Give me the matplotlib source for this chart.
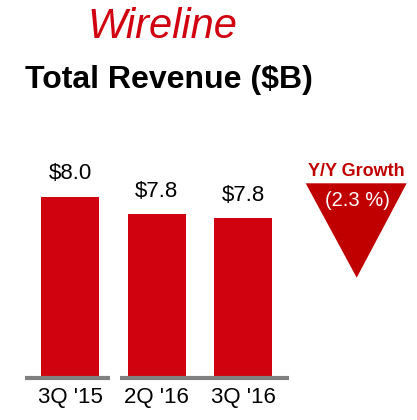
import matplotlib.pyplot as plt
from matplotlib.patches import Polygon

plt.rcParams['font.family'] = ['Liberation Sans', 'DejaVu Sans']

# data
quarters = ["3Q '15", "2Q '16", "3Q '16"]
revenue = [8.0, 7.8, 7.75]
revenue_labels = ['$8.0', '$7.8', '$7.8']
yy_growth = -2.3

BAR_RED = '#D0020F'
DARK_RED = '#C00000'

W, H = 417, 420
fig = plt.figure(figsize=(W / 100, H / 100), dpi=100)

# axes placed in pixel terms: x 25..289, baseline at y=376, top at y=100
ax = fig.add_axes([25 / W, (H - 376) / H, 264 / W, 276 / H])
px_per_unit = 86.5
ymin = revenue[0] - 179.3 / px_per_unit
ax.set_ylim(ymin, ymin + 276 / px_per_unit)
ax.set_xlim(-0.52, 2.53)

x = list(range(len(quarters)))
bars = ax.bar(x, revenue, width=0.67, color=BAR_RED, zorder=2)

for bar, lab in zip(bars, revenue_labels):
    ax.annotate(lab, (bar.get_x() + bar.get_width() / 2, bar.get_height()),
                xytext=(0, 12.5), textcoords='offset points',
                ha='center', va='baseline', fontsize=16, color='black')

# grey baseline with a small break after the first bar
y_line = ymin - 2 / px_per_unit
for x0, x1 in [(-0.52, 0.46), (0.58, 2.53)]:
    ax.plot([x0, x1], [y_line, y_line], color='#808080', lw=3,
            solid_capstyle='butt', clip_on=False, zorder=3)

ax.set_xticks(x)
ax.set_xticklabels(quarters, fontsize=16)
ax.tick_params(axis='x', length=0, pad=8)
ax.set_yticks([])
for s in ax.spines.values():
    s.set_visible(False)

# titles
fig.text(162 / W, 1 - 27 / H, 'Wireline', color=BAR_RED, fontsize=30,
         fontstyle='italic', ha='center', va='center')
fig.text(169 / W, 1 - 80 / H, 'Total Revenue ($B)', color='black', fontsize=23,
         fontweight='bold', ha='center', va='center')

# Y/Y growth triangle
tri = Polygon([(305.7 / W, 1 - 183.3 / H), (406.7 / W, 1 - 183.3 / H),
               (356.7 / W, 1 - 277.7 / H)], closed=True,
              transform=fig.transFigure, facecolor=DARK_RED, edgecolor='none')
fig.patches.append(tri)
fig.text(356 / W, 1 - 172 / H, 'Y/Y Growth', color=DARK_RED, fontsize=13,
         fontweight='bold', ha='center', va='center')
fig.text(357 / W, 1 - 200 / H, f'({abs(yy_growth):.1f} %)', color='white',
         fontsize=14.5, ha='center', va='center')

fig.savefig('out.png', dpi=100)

--------------------

Write out the lines from the start of the material to the line with "DARK_RED = '#C00000'", inclusive and exactly. Skip the pictures.

Task result ->
Give me the matplotlib source for this chart.
import matplotlib.pyplot as plt
from matplotlib.patches import Polygon

plt.rcParams['font.family'] = ['Liberation Sans', 'DejaVu Sans']

# data
quarters = ["3Q '15", "2Q '16", "3Q '16"]
revenue = [8.0, 7.8, 7.75]
revenue_labels = ['$8.0', '$7.8', '$7.8']
yy_growth = -2.3

BAR_RED = '#D0020F'
DARK_RED = '#C00000'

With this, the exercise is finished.